There are half-a-dozen competitors worldwide for Carr’s MSM and Wälischmiller and none of these have as broad a product range as that offered by the two group companies combined. The group has approximately 45% share of the global powered master-slave manipulator market, and 35% for smaller manipulators. Bendalls is in a good position in the UK nuclear market when contracts are awarded because it is able to offer the full traceability required and has good relationships with Sellafield. The oil and gas sector is more competitive. Bendalls’ primary competitors here are based in South Korea, hence the lower margins attributable to contracts for this sector. Within the group, Chirton has the greatest exposure to the oil and gas industry. The continued weakness in oil prices has resulted in a lack of capital investment in the oil exploration sector, which has had an adverse impact on Chirton’s order intake.
During FY15, divisional revenues rose by 25% year-on-year. This was partly the result of a full year’s contribution from Chirton Engineering acquired in April 2014. It was also the result of high levels of utilisation at Bendalls as it worked on a £9m contract to deliver 33 pressure vessels for the BP Shah Deniz gas pipeline in Azerbaijan. Wälischmiller and Carr’s MSM, both of which are focused on the nuclear industry, continued to perform well. Improved performance in these three businesses was insufficient to offset weakness in the oil exploration sector resulting in low utilisation levels at Chirton, exacerbated by delays in moving the business to larger premises. Divisional profit before tax reduced by 17% year-on-year.

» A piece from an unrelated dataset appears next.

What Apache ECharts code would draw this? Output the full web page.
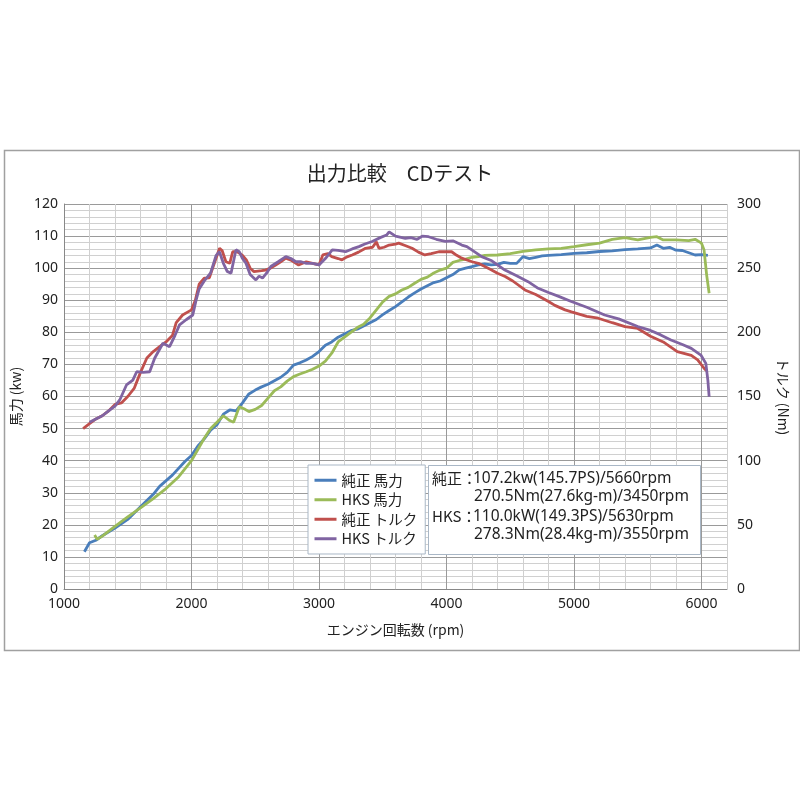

Although cutbacks in the global oil and gas industry will continue to affect the division’s profitability in the short term, management expects this to be more than offset by a recovery in the UK nuclear sector, which is already reflected in the order books at Bendalls, Carr’s MSM and Wälischmiller. We note that historically a relatively high proportion of Bendalls’ order book was related to the UK nuclear industry, with the business pursuing lower-margin work in the oil and gas sector more recently to make up the shortfall caused by a slowdown in the UK nuclear energy programme. Our estimates show a 9% rise in divisional revenues year-on-year during FY16 to £36.5m and a 16% increase in divisional profit before tax to £3.6m.